Cuando se acaba el recuento de los vecinos muertos viene la historia del cocker spaniel que se le murió a principios de año. Susan había mandado al perro a vivir con unos amigos cuando ella se enfermó y no pudo sacarlo más a caminar. El perro estaba bien, pero se fue deteriorando, apagando, hasta que no hubo más remedio que ponerlo a dormir, o eso creí entender. No supe nunca exactamente de qué se murió el pobre. Creo que Susan tampoco lo sabe.

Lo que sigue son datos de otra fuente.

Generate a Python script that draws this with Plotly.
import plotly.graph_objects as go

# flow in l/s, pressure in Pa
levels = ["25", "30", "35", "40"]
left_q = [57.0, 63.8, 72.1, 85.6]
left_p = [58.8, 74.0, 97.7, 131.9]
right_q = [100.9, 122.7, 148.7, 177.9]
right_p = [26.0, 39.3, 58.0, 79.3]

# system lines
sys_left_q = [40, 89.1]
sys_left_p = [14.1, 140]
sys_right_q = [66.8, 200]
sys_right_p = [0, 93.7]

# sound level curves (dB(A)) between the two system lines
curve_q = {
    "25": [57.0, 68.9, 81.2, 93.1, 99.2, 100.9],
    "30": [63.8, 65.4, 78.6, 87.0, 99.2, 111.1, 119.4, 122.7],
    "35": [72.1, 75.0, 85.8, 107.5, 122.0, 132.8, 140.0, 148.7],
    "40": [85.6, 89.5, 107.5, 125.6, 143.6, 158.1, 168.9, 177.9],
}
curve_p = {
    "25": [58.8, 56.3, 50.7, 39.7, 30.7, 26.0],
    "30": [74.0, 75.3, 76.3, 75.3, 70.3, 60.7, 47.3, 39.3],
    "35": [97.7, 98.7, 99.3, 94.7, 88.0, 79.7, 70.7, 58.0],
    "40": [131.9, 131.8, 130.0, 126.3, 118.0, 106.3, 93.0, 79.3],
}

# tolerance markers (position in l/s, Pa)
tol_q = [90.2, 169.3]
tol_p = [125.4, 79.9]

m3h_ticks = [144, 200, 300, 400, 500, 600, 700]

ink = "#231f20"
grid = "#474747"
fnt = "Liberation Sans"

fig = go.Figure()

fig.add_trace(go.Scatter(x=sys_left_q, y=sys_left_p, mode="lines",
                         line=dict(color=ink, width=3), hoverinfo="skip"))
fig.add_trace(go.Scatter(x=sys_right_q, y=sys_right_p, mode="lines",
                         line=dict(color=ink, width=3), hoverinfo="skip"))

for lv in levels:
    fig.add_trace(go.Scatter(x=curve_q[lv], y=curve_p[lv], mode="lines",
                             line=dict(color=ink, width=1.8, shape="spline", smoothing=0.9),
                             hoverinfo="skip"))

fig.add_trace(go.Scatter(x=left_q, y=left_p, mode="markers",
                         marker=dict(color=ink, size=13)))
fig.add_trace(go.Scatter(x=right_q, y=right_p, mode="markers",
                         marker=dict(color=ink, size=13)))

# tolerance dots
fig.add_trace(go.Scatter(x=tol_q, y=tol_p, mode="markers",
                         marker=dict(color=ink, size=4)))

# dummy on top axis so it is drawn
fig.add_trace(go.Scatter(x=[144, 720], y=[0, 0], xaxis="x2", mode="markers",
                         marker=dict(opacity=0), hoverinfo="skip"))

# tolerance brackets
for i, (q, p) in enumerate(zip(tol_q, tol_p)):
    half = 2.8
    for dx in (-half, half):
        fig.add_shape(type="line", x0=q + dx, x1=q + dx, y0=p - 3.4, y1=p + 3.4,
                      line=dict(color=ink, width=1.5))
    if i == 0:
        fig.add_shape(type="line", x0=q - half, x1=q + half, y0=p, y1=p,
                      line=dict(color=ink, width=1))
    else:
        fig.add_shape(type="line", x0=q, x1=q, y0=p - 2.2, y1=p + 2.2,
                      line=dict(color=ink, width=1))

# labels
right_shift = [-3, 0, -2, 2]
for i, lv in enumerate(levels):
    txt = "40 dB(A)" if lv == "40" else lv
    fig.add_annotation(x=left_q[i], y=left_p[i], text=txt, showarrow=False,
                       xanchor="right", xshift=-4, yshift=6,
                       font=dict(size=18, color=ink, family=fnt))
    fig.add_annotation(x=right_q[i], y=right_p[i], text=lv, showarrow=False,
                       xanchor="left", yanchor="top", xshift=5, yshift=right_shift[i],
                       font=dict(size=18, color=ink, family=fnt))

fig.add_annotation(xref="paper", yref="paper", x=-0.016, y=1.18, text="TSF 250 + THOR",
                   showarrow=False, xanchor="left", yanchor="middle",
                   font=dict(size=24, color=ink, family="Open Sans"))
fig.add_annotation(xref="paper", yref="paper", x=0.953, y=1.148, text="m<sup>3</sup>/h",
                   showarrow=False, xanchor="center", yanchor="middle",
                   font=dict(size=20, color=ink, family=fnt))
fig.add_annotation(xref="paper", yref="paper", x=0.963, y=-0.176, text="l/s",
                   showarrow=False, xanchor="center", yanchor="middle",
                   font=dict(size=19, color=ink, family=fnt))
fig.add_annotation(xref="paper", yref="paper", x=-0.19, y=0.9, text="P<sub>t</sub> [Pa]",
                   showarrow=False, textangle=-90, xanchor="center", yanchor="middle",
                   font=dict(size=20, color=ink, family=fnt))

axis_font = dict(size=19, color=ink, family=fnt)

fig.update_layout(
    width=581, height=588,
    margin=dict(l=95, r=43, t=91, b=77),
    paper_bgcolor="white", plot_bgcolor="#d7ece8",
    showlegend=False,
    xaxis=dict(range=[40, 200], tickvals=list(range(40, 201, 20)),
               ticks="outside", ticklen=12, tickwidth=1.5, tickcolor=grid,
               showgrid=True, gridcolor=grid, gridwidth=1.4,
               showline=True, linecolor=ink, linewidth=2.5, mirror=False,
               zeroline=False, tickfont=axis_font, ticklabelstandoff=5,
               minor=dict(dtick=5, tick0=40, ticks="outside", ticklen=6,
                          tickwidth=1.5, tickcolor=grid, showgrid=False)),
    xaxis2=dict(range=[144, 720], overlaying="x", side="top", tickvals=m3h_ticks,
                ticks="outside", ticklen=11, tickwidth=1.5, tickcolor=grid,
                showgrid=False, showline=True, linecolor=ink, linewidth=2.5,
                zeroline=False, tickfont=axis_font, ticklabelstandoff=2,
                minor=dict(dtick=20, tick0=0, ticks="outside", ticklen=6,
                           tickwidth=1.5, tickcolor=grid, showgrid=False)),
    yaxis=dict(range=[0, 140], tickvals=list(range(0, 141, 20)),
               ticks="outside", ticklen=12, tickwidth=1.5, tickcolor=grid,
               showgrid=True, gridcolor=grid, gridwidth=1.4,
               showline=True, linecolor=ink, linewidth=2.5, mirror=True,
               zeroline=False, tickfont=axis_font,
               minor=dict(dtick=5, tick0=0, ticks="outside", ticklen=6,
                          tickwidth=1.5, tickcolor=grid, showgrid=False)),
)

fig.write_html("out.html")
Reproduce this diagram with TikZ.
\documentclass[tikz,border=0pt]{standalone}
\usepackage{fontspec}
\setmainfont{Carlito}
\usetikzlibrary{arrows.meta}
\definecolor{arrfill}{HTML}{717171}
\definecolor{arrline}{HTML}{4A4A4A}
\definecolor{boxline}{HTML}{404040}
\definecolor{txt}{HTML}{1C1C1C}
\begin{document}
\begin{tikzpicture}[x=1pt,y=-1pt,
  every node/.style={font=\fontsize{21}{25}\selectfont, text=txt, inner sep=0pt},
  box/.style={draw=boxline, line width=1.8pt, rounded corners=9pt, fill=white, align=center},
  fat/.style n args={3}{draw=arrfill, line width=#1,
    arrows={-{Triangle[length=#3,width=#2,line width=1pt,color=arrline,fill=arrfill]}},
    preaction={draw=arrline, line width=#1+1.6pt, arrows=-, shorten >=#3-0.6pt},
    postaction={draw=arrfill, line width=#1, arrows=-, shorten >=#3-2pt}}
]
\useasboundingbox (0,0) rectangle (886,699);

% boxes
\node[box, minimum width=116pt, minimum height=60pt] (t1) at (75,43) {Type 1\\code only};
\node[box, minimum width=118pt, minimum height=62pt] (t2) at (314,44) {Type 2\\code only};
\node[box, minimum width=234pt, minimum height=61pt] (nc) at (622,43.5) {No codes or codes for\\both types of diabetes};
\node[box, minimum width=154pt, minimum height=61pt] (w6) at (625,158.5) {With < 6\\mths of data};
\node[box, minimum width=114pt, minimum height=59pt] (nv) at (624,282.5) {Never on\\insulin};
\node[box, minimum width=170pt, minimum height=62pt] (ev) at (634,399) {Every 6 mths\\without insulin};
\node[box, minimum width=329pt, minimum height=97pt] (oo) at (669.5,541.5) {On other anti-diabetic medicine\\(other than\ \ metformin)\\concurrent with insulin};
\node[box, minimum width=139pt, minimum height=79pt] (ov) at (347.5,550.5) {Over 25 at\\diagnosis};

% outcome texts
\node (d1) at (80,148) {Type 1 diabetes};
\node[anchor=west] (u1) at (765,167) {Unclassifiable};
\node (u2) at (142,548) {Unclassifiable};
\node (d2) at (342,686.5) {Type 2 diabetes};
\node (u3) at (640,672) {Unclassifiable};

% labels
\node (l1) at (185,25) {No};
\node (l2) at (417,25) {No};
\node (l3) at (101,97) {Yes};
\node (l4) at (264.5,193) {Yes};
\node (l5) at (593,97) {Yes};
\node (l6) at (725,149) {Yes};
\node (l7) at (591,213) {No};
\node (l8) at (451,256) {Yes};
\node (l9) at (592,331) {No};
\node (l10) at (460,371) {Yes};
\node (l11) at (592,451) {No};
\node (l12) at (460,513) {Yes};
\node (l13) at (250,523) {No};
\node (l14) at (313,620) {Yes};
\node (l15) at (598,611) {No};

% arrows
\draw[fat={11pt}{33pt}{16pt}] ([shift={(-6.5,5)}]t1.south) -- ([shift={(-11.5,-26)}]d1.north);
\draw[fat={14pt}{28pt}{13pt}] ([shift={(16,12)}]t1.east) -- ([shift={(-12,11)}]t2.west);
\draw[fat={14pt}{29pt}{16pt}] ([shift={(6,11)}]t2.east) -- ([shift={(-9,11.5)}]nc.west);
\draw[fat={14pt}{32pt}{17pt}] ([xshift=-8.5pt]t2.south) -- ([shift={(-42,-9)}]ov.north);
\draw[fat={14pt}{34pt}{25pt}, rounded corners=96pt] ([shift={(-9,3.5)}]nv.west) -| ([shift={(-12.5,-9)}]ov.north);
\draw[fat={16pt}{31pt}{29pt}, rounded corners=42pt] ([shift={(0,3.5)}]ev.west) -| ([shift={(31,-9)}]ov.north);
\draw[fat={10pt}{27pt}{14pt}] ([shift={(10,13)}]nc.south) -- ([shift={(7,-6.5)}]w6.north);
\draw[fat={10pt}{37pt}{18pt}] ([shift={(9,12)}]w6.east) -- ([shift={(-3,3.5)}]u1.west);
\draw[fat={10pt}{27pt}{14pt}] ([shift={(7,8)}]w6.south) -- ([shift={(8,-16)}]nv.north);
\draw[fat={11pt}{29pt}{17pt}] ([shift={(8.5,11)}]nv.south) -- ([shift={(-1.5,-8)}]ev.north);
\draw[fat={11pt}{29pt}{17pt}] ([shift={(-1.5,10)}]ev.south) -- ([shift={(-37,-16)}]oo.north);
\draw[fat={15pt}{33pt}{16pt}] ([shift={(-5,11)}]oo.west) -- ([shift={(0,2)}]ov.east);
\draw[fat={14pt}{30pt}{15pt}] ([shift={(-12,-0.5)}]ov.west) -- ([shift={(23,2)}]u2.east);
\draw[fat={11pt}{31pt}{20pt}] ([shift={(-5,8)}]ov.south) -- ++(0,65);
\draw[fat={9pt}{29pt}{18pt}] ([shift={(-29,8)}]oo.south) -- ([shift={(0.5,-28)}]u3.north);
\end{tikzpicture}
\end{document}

La memoria de este último perro trae el recuerdo de todos los perros que la familia ha tenido. Entonces Susan se acuerda de los perros cazadores que tenía su esposo, a quien le gustaba cazar y pescar. Y de los perros pasa a la caza y la pesca y de ahí a un enorme salmón que su marido, ahora ya difunto, pescó una vez y que era tan enorme que alcanzó para repartirlo entre familiares y amigos, que estuvieron comiendo salmón por una semana.

Y así, mi vecina Susan encadena una historia con otra infinitamente. Ayer estuvo dos horas sentada en mi cocina haciendo un repaso de las mismas historias una y otra vez. Hasta que llegó Lyo y me salvó de la visita casi de inmediato, llevándosela con todo y su andadera a descansar a su casa. Ya sé que me va a tocar recibirla otra vez en algunas semanas. Espero que esa vez Lyo esté aquí y se encargue de ella.

Uno pensaría que en estos lados del mundo, donde se supone que la gente es fría y distante, los vecinos deberían comportarse como corresponde. Y la verdad es que así es en el caso de todos nuestros demás vecinos, que son amables y discretos a más no poder. Pero Susan es un caso aparte. Ella parece pensar que yo necesito ser distraída y rescatada de mi soledad. Por eso me pregunta, cada vez que viene, si no me aburro. Y por más que le he dicho que no, que tengo mil cosas que hacer, parece no creerme. Por eso considera su deber venir a entretenerme cada tanto con sus historias que se repiten.

Yo sé que en realidad lo que pasa es que es ella la que está sola y se aburre. Esa es la verdadera razón por la que, en el fondo, me compadezco de ella y escucho sus cuentos, aunque lo haga de mal humor. Pero también hay otra razón. Desde que la vi por primera vez se me metió entre ceja y ceja que Susan era una especie de bruja maligna y que era mejor estar de buenas con ella. Porque por las malas es capaz hasta de quemarnos la casa.

No me preguntes a cuenta de qué creo que mi vecina es una piromaníaca en potencia, o algo tal vez peor, una especie de demente inofensiva hasta que se pruebe lo contrario. Tendrías que verle la cara y entenderías.

En fin amiga, es difícil librarse de los propios fantasmas. Y entre los míos está el eterno temor a las viejas locas y a los vecinos impertinentes.